[TASK GOAL]
Skip all pictures, then copy the lines from the start of the data through the line with "67.5, 68.5, 69.5]", keeping both ends.

┄┄┄┄┄┄┄┄┄┄┄┄┄┄┄┄┄┄┄┄

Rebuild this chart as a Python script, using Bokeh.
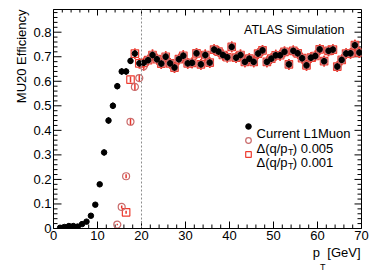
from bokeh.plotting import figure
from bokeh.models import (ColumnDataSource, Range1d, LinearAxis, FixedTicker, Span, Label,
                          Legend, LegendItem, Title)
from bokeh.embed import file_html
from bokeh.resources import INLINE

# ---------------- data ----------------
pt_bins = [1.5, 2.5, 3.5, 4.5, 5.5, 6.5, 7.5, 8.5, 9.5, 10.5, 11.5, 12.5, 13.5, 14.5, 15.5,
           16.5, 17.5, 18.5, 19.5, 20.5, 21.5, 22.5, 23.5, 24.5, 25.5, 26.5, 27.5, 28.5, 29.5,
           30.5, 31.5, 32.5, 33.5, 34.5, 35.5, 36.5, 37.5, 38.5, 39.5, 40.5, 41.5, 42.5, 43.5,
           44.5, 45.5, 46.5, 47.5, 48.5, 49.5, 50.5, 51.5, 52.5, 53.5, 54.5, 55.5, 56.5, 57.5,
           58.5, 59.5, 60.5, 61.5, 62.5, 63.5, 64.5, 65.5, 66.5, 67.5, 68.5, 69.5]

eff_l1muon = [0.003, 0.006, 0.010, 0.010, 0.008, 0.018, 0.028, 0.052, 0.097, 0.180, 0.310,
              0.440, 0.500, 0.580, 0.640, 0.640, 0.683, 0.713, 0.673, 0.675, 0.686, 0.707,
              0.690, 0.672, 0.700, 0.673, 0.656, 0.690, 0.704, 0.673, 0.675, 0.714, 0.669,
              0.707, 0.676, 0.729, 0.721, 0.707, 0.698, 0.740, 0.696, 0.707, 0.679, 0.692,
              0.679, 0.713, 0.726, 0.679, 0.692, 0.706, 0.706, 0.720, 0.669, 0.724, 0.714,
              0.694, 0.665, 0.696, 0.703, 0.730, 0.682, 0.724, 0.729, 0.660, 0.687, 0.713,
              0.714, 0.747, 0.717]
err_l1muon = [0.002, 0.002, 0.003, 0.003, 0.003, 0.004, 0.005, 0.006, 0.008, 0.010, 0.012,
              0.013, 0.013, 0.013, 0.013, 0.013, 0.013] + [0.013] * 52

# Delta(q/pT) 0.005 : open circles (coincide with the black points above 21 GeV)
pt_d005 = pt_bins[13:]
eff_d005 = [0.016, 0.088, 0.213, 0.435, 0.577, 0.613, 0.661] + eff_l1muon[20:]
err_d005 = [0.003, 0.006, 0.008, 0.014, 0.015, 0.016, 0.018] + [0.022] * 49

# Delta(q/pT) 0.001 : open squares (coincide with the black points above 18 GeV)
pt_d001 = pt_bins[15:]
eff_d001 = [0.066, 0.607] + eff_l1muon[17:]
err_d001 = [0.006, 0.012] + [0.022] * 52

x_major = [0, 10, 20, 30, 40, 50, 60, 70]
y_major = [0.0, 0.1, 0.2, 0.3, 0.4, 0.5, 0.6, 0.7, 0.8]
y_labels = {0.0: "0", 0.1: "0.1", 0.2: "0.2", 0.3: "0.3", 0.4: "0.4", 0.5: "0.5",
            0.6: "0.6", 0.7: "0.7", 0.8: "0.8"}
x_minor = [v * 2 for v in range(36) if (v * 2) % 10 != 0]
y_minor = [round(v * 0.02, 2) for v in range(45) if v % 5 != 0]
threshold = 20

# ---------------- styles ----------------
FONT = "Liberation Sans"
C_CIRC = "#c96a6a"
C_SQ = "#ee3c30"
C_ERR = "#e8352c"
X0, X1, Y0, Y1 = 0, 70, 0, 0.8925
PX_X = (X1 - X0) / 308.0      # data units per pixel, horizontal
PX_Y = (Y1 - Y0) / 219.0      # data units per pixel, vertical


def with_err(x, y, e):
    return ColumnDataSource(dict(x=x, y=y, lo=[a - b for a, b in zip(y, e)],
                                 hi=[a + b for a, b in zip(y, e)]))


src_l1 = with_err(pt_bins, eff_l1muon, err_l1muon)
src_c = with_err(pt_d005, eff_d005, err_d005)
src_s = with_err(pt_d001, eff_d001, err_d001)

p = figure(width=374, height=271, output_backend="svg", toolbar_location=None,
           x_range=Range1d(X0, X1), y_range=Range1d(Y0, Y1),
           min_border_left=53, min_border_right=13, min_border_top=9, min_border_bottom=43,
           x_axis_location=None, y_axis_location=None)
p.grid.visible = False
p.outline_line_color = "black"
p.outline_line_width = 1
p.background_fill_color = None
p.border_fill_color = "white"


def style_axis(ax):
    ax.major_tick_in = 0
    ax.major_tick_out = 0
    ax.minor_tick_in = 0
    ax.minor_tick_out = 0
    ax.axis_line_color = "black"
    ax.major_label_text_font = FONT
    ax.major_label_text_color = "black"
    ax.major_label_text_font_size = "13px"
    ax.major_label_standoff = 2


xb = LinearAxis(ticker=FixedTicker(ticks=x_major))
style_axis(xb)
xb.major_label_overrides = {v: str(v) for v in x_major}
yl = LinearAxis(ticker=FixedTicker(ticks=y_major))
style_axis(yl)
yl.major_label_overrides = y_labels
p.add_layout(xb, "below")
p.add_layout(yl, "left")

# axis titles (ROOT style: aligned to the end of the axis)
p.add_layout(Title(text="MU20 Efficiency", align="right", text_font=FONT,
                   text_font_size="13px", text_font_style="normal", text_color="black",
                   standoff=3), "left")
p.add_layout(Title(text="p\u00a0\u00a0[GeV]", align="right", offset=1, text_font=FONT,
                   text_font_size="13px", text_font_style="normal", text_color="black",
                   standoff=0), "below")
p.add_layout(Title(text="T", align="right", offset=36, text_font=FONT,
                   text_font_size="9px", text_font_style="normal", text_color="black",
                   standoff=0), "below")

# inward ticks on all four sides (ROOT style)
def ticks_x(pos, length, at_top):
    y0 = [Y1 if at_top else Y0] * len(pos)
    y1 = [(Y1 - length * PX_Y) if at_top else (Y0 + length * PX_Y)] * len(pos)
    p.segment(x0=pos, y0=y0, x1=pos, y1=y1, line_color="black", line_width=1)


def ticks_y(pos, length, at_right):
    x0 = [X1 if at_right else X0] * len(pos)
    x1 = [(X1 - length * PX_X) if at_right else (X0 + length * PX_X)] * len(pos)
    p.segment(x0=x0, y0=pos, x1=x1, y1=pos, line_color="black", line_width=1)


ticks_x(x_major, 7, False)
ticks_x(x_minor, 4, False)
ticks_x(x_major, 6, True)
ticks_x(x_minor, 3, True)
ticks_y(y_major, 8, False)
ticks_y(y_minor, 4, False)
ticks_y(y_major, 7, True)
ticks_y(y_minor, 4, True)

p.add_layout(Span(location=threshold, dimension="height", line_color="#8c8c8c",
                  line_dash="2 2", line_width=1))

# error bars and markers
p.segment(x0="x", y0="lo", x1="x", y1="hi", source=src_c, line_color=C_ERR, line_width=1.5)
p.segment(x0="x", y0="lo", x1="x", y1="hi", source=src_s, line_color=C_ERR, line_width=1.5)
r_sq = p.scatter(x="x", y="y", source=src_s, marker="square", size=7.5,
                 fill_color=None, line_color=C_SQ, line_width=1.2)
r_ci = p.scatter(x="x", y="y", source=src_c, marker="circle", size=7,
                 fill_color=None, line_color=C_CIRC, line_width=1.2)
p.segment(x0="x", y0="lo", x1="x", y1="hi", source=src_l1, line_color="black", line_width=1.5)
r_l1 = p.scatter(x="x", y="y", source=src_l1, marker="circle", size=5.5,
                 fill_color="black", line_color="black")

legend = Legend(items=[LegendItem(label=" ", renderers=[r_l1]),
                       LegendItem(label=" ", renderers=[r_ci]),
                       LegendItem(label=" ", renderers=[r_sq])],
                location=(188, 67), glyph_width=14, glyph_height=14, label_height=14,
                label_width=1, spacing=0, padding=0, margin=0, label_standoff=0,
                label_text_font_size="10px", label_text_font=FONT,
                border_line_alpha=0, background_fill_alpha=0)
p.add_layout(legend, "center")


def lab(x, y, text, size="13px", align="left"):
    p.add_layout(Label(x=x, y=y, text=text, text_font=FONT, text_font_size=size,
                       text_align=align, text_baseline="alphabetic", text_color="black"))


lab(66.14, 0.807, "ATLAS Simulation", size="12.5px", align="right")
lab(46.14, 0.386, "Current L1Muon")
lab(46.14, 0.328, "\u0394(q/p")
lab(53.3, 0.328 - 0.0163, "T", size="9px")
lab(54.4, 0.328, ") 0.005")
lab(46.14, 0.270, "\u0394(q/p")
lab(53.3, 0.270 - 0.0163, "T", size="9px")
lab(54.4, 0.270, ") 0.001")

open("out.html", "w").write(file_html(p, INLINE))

┄┄┄┄┄┄┄┄┄┄┄┄┄┄┄┄┄┄┄┄

[ANSWER FOR THE TASK]
Rebuild this chart as a Python script, using Bokeh.
from bokeh.plotting import figure
from bokeh.models import (ColumnDataSource, Range1d, LinearAxis, FixedTicker, Span, Label,
                          Legend, LegendItem, Title)
from bokeh.embed import file_html
from bokeh.resources import INLINE

# ---------------- data ----------------
pt_bins = [1.5, 2.5, 3.5, 4.5, 5.5, 6.5, 7.5, 8.5, 9.5, 10.5, 11.5, 12.5, 13.5, 14.5, 15.5,
           16.5, 17.5, 18.5, 19.5, 20.5, 21.5, 22.5, 23.5, 24.5, 25.5, 26.5, 27.5, 28.5, 29.5,
           30.5, 31.5, 32.5, 33.5, 34.5, 35.5, 36.5, 37.5, 38.5, 39.5, 40.5, 41.5, 42.5, 43.5,
           44.5, 45.5, 46.5, 47.5, 48.5, 49.5, 50.5, 51.5, 52.5, 53.5, 54.5, 55.5, 56.5, 57.5,
           58.5, 59.5, 60.5, 61.5, 62.5, 63.5, 64.5, 65.5, 66.5, 67.5, 68.5, 69.5]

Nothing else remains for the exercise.